Oh Oregon, beautiful state.
In early October, we travelled to McKenzie Bridge, Oregon for a friend’s wedding. It was a short vacation, especially considering the time spent in airports and cars, but it felt worthwhile. The flights went smoothly and we had excellent views of the Grand Tetons and the Cascades. Seen from above, the forests of Oregon were dark green with bright yellow bursts of autumn aspens.
In the three days we were there, we celebrated love between two good people, ate delicious food, visited with family, and walked in beautiful forests. We were able to identify most of the trees, but the forest understory plants were unknown to us.
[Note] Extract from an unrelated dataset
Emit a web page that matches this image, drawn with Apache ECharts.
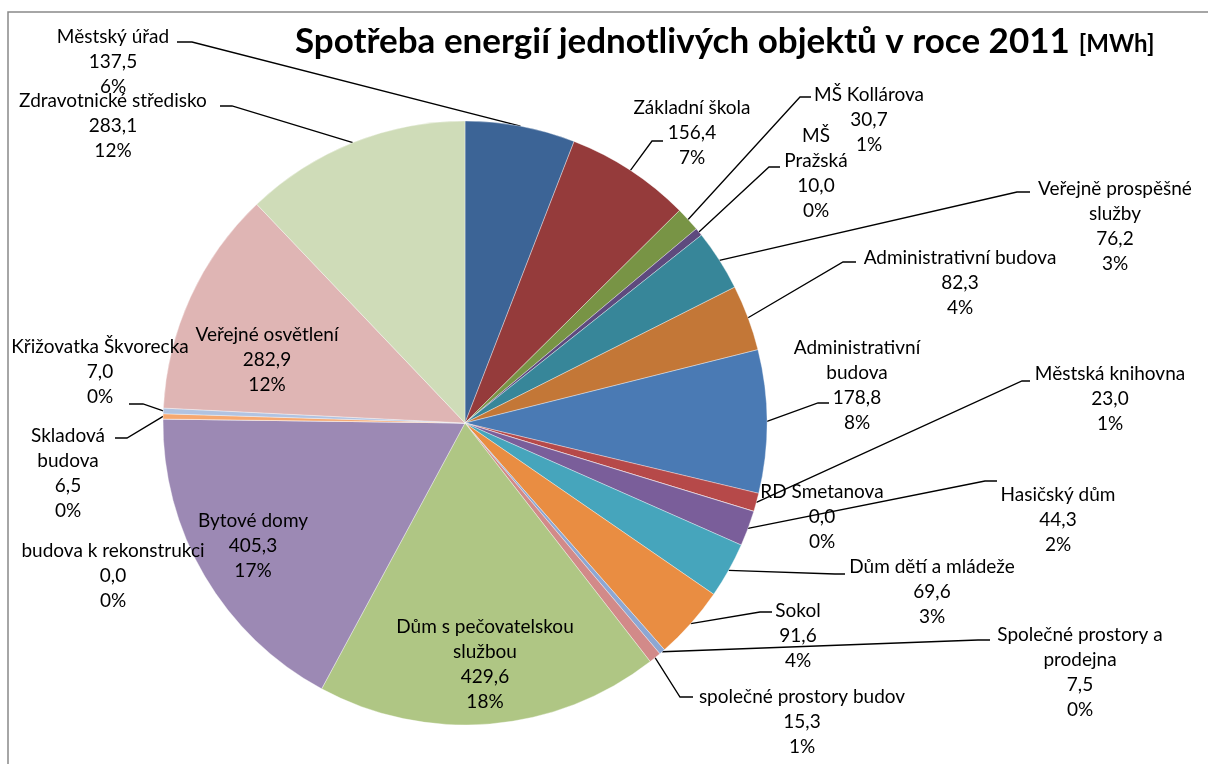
<!DOCTYPE html>
<html><head><meta charset="utf-8">
<script src="https://cdn.jsdelivr.net/npm/echarts@6/dist/echarts.min.js"></script>
<style>html,body{margin:0;padding:0;background:#fff}#c{width:1208px;height:764px}</style>
</head><body><div id="c"></div>
<script>
// ---- data ----
const names = [
  'Městský úřad', 'Základní škola', 'MŠ Kollárova', 'MŠ Pražská',
  'Veřejně prospěšné služby', 'Administrativní budova', 'Administrativní budova',
  'Městská knihovna', 'RD Smetanova', 'Hasičský dům', 'Dům dětí a mládeže', 'Sokol',
  'Společné prostory a prodejna', 'společné prostory budov', 'Dům s pečovatelskou službou',
  'Bytové domy', 'budova k rekonstrukci', 'Skladová budova', 'Křižovatka Škvorecka',
  'Veřejné osvětlení', 'Zdravotnické středisko'
];
const values = [
  137.5, 156.4, 30.7, 10.0, 76.2, 82.3, 178.8, 23.0, 0.0, 44.3, 69.6, 91.6,
  7.5, 15.3, 429.6, 405.3, 0.0, 6.5, 7.0, 282.9, 283.1
];
const colors = [
  '#3C6496', '#953B3B', '#789445', '#5E4A7E', '#378699', '#C37737', '#4A7AB4',
  '#B64949', '#94B355', '#7A5E9A', '#46A5BC', '#E98D42', '#8DA7D3', '#D28A89',
  '#AFC684', '#9C89B4', '#8CC3D5', '#F6A870', '#B1C3E1', '#DFB5B4', '#CFDCB8'
];
const titleMain = 'Spotřeba energií jednotlivých objektů v roce 2011';
const titleUnit = '[MWh]';

// ---- label layout (positions only) ----
const spots = [
  {x:113, y:62,  bend:[192,42],  end:[177,42]},
  {x:692, y:133, bend:[652,141], end:[663,141]},
  {x:869, y:120, bend:[800,97],  end:[811,97]},
  {x:816, y:173, bend:[769,167], end:[780,167], wrap:1},
  {x:1115,y:226, bend:[1017,192],end:[1030,192], wrap:2},
  {x:960, y:283, bend:[843,262], end:[856,262]},
  {x:857, y:385, bend:[818,403], end:[829,403], wrap:1},
  {x:1110,y:399, bend:[1022,381],end:[1030,381]},
  {x:822, y:517},
  {x:1058,y:520, bend:[985,481], end:[997,481]},
  {x:932, y:592, bend:[835,574], end:[845,574]},
  {x:798, y:636, bend:[760,612], end:[772,612]},
  {x:1080,y:672, bend:[978,640], end:[990,640], wrap:3},
  {x:802, y:722, bend:[680,697], end:[693,697]},
  {x:485, y:664, wrap:3},
  {x:253, y:546},
  {x:113, y:576},
  {x:68,  y:473, bend:[127,438], end:[115,438], wrap:1},
  {x:100, y:372, bend:[143,404], end:[129,404]},
  {x:267, y:360},
  {x:113, y:126, bend:[232,106], end:[220,106]}
];

const FONT = 'Lato';
const CX = 465, CY = 423, R = 302;
const total = values.reduce((a, b) => a + b, 0);
const cum = [];
values.reduce((acc, v, i) => { cum[i] = acc; return acc + v; }, 0);

const chart = echarts.init(document.getElementById('c'), null, {renderer: 'canvas'});
const data = names.map((n, i) => ({
  name: n,
  value: values[i],
  itemStyle: {color: colors[i]},
  labelLine: {show: !!spots[i].end}
}));

chart.setOption({
  animation: false,
  backgroundColor: '#fff',
  title: {
    text: '{a|' + titleMain + '} {b|' + titleUnit + '}',
    left: 290, top: 19,
    textStyle: {
      rich: {
        a: {fontFamily: FONT, fontSize: 35, fontWeight: 'bold', color: '#000'},
        b: {fontFamily: FONT, fontSize: 24, fontWeight: 'bold', color: '#000', padding: [5, 0, 0, 4]}
      }
    }
  },
  graphic: [{
    type: 'rect', silent: true, z: -1,
    shape: {x: 8, y: 12, width: 1300, height: 900},
    style: {fill: null, stroke: '#898989', lineWidth: 1.5}
  }],
  series: [{
    type: 'pie',
    center: [CX, CY],
    radius: R,
    startAngle: 90,
    clockwise: true,
    avoidLabelOverlap: false,
    stillShowZeroSum: true,
    minAngle: 0,
    itemStyle: {borderWidth: 0.6, borderColor: 'rgba(255,255,255,0.6)'},
    label: {
      show: true,
      position: 'outside',
      color: '#000',
      fontFamily: FONT,
      fontSize: 19,
      lineHeight: 25,
      align: 'center',
      formatter: p => {
        const s = spots[p.dataIndex];
        let nm = p.name;
        if (s.wrap) {
          const w = nm.split(' ');
          nm = w.slice(0, s.wrap).join(' ') + '\n' + w.slice(s.wrap).join(' ');
        }
        return nm + '\n' + p.value.toFixed(1).replace('.', ',') + '\n' +
          Math.round(p.value / total * 100) + '%';
      }
    },
    labelLine: {show: true, length: 10, length2: 10, lineStyle: {color: '#000', width: 1.3}},
    labelLayout: p => {
      const i = p.dataIndex;
      const s = spots[i];
      const res = {x: s.x, y: s.y, align: 'center', verticalAlign: 'middle'};
      if (s.end) {
        let p0;
        if (p.labelLinePoints && p.labelLinePoints[0]) {
          p0 = p.labelLinePoints[0];
        } else {
          const a = (cum[i] + values[i] / 2) / total * 2 * Math.PI;
          p0 = [CX + R * Math.sin(a), CY - R * Math.cos(a)];
        }
        res.labelLinePoints = [p0, s.bend, s.end];
      }
      return res;
    },
    data: data
  }]
});
</script>
</body></html>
Being in a place where we did not know the flora was both fun and frustrating. Why didn’t we pack all those field guides for the west that have been gathering dust on our shelves?! (Answer: no room between all the diapers.)
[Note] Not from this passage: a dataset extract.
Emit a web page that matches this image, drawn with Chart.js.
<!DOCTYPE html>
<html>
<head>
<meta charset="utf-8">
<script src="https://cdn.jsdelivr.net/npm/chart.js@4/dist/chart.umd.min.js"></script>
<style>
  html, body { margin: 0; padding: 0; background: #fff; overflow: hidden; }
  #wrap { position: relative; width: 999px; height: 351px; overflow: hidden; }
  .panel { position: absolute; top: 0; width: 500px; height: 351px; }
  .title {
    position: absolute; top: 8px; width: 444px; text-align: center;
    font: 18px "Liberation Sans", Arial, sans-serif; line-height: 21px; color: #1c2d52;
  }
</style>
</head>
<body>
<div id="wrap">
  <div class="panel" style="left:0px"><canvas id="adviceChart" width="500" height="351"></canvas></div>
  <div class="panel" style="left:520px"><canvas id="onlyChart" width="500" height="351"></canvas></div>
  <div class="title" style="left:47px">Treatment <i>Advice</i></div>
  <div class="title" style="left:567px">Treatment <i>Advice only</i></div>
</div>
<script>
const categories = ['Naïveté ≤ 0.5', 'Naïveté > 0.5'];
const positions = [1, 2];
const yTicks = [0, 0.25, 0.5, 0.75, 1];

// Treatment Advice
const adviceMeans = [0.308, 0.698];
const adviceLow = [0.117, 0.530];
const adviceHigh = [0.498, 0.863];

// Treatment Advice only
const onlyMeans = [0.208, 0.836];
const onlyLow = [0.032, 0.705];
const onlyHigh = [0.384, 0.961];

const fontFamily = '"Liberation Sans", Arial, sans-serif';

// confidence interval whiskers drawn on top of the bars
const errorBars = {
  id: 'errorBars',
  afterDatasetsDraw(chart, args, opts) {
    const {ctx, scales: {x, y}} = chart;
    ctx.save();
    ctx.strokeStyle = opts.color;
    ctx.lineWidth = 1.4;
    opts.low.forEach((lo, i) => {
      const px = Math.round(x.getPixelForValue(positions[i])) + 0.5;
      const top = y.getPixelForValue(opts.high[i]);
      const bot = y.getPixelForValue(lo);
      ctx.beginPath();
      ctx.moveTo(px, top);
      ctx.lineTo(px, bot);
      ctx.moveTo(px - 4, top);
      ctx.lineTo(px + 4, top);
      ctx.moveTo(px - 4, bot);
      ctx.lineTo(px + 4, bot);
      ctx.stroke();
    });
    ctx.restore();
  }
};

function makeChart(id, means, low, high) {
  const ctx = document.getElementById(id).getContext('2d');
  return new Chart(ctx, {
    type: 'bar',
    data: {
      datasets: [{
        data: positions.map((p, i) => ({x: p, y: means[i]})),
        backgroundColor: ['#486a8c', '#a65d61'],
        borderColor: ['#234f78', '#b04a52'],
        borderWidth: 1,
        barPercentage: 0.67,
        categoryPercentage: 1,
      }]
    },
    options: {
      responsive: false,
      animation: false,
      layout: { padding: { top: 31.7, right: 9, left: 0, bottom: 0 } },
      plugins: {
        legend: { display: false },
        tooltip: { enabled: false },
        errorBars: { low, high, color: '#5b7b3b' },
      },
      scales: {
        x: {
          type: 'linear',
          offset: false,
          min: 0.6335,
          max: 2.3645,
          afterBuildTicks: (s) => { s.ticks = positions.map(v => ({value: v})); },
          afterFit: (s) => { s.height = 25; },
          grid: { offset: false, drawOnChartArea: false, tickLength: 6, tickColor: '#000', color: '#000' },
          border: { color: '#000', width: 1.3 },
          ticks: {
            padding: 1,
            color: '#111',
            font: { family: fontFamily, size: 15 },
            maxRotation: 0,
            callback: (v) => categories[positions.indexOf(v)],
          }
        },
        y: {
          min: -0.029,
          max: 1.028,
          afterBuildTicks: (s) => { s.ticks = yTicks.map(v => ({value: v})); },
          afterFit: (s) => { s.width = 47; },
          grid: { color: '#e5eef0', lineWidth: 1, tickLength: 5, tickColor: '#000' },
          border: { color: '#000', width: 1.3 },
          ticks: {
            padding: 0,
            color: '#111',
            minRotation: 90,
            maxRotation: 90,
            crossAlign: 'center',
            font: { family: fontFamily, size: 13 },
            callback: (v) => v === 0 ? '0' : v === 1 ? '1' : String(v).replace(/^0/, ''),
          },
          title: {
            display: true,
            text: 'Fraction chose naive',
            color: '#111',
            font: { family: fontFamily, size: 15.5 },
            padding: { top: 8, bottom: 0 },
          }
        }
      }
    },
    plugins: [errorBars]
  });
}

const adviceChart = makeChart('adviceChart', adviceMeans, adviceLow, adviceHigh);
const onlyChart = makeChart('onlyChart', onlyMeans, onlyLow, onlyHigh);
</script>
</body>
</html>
The understory plant with compound leaves shown in the photo below was abundant at the wedding venue and along every trail. I couldn’t stop thinking about it, even after we retuned home. Searching internet photos led me to an answer. This plant is dull Oregon grape, also known as Cascade berry (Mahonia nervosa). Hurrah.
In preparation for our trip, I knit a wee vest for my child. I improvised the pattern, with careful consideration to fit and features as well as ease of knitting. It came out perfectly and, oh goodness, does he look adorable in it. Now I see why baby knits are worthwhile even if they are only worn for a few months or even weeks.